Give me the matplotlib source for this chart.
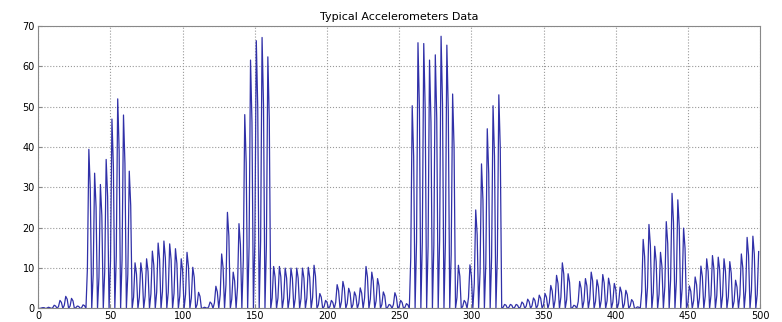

...

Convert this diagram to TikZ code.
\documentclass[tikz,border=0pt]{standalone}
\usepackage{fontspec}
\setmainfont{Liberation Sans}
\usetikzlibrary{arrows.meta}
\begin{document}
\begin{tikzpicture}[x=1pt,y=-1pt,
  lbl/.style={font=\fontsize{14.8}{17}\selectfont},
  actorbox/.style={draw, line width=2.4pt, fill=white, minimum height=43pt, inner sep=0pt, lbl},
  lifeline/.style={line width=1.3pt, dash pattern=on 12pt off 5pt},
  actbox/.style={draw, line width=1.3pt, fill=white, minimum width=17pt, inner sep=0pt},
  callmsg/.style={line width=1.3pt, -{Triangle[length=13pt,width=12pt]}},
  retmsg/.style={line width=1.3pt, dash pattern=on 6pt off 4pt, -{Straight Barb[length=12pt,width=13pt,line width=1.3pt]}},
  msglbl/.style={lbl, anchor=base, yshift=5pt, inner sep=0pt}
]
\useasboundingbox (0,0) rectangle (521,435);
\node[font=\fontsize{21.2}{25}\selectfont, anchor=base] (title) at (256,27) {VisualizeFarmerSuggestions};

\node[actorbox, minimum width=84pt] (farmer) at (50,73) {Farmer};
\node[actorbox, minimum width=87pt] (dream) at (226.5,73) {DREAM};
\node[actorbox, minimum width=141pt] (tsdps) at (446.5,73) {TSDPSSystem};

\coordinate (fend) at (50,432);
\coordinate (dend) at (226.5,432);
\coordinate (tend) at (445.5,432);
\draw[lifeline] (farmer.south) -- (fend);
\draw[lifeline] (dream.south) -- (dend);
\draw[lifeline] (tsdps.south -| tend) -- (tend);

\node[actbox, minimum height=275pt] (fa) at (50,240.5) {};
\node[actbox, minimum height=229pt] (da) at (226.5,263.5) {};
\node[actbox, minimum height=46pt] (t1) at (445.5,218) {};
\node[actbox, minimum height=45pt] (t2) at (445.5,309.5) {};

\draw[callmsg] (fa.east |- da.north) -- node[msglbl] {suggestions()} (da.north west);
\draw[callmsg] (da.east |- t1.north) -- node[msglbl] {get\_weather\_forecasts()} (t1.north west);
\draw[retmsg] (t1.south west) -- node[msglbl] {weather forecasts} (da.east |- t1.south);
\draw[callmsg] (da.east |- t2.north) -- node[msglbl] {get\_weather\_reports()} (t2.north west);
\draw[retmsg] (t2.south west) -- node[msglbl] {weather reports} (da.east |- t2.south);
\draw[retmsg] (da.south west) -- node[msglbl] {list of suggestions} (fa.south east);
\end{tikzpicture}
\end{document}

==

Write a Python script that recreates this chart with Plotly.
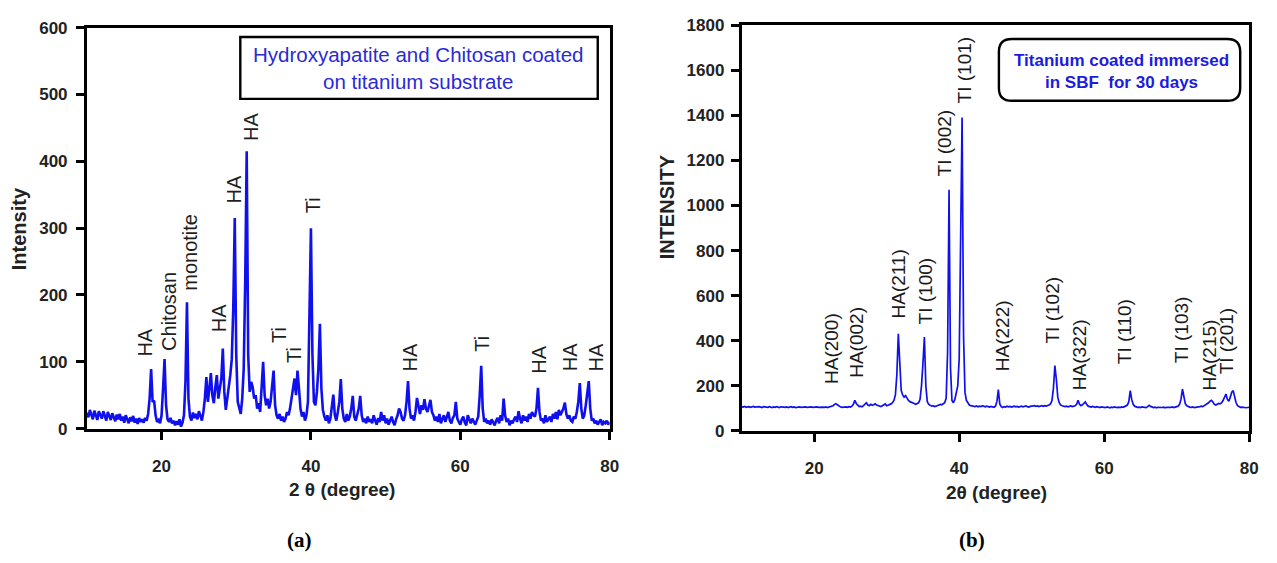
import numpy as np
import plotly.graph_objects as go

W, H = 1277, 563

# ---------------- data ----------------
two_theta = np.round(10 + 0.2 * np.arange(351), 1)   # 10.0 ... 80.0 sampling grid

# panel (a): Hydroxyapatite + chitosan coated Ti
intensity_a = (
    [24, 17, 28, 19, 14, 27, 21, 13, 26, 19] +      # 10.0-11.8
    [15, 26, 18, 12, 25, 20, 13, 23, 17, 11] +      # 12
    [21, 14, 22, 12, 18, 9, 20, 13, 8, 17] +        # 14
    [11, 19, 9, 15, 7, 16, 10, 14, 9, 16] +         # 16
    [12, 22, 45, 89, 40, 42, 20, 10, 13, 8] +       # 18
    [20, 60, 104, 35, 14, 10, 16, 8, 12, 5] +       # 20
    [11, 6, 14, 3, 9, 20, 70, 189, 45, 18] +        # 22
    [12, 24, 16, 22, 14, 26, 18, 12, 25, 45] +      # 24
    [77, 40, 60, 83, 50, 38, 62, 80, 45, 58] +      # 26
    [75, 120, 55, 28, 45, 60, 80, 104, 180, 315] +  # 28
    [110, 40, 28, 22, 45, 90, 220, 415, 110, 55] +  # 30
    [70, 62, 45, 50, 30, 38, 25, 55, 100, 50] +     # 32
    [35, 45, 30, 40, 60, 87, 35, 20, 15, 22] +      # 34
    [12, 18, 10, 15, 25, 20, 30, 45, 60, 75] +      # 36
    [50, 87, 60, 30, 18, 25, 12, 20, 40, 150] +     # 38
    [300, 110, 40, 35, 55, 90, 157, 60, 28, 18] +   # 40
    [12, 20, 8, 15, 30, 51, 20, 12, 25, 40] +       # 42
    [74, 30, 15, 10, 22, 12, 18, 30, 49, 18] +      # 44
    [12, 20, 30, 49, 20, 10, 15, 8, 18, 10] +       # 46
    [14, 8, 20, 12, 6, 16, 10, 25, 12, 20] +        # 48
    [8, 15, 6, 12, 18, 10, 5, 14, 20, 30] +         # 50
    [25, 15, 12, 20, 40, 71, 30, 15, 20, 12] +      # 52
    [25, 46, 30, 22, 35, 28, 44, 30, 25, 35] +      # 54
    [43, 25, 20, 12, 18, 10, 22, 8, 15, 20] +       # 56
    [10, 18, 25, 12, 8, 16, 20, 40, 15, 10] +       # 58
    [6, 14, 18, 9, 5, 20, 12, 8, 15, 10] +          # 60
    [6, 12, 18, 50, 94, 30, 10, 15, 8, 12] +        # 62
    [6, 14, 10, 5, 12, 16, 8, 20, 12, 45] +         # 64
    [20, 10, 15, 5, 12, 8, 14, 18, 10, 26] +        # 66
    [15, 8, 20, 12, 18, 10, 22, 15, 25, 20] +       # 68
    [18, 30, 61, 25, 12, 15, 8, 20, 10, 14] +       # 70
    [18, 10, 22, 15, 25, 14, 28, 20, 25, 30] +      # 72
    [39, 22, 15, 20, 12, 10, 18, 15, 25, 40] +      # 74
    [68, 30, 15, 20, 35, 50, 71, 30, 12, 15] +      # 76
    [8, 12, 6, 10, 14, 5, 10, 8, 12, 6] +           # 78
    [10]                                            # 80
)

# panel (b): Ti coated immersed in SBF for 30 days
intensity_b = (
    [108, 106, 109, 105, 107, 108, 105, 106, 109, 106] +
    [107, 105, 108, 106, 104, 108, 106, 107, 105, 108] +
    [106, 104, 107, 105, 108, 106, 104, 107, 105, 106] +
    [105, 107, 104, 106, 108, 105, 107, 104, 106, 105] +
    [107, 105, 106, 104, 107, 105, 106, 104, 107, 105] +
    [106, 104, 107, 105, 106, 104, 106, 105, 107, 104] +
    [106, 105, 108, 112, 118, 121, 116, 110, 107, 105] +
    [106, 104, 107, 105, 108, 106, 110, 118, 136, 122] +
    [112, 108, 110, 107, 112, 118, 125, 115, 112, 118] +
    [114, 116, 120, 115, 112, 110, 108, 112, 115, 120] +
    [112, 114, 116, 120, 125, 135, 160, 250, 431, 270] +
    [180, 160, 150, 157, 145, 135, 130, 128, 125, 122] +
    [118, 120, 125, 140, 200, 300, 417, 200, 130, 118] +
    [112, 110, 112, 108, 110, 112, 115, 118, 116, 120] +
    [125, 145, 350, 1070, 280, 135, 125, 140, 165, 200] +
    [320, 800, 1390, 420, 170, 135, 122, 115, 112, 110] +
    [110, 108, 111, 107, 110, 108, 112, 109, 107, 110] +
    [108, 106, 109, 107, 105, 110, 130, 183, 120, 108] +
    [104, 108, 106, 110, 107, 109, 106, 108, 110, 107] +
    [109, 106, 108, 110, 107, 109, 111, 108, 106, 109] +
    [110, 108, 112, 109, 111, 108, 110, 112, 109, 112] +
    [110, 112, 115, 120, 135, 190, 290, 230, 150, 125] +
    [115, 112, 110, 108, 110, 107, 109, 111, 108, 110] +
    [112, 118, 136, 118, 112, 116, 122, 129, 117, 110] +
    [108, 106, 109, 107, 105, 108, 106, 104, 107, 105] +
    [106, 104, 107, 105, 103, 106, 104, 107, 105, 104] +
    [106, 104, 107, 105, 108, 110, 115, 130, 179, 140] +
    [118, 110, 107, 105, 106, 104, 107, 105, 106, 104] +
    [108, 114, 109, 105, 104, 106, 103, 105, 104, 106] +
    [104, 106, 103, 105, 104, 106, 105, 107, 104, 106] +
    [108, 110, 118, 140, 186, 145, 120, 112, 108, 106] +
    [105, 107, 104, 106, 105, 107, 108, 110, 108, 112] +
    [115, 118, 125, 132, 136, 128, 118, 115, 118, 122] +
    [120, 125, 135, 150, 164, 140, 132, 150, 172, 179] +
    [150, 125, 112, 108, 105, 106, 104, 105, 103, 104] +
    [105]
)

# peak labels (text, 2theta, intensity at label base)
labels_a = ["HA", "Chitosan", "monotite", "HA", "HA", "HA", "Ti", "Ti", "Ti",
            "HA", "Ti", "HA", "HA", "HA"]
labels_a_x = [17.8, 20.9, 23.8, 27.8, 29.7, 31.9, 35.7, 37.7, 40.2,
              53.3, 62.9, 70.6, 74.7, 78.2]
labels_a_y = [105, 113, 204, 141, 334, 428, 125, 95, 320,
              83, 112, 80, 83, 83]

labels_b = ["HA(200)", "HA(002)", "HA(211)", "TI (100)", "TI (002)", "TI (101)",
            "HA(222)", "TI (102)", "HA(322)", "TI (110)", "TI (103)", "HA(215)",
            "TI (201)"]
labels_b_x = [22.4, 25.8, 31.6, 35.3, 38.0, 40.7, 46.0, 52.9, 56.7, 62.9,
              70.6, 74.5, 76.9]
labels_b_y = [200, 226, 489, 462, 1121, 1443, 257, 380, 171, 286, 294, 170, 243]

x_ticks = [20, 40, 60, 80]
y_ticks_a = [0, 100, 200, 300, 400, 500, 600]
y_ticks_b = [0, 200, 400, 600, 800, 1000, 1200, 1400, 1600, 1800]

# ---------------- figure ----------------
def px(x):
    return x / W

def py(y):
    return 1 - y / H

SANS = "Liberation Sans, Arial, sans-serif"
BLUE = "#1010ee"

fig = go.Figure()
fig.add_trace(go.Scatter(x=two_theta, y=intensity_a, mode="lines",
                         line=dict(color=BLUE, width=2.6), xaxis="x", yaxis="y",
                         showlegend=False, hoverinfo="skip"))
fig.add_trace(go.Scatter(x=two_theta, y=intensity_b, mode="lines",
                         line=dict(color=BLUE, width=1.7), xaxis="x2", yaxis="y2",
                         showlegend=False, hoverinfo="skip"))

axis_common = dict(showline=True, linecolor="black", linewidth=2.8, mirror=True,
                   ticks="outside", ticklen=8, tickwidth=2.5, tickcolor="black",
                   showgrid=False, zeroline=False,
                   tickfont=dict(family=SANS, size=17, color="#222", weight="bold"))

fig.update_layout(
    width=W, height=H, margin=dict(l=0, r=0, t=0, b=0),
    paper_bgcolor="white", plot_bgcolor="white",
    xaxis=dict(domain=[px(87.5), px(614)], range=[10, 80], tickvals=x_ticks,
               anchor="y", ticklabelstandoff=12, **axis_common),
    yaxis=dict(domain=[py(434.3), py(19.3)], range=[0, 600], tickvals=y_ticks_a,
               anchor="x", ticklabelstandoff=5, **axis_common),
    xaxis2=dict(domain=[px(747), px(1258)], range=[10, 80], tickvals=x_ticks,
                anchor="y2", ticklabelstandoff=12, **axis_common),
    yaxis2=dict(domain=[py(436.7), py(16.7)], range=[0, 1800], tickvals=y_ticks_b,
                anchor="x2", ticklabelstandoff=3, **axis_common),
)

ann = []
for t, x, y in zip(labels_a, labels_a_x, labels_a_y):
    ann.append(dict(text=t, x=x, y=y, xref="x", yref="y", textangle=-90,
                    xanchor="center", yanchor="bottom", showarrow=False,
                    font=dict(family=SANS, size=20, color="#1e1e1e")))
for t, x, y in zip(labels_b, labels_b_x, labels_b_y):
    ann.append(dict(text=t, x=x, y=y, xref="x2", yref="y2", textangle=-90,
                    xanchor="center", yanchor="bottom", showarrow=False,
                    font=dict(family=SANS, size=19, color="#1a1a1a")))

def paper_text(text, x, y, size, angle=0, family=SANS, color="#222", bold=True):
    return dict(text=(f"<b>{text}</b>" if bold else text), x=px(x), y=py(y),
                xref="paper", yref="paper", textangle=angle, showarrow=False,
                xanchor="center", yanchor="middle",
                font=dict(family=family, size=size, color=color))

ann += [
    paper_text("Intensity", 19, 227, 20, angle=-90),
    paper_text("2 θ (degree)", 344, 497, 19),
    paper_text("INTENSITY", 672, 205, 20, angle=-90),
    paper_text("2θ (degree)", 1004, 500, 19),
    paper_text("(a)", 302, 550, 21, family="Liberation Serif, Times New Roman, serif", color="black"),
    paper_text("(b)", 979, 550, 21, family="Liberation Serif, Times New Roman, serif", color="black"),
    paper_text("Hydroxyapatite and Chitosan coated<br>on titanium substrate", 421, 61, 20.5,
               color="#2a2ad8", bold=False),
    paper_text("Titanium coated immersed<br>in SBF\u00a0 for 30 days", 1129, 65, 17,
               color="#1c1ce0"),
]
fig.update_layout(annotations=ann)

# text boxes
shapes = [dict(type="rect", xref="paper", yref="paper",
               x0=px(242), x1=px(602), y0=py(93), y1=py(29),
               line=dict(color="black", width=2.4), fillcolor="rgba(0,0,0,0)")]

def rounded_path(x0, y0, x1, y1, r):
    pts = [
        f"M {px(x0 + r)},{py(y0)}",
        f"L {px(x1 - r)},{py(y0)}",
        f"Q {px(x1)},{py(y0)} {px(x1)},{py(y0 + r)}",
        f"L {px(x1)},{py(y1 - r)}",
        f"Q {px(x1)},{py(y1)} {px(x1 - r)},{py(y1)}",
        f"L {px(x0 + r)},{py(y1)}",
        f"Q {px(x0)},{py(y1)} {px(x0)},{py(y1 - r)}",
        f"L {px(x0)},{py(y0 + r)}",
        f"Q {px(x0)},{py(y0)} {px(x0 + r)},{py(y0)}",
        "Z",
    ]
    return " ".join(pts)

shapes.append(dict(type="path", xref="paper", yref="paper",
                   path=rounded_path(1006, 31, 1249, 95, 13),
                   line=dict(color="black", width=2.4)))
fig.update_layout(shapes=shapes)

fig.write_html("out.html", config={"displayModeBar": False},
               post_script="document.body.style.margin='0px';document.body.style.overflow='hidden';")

• Exercise requirements
Scan the material above. Return every line containing the string "this".

• Exercise result
Give me the matplotlib source for this chart.
Convert this diagram to TikZ code.
Write a Python script that recreates this chart with Plotly.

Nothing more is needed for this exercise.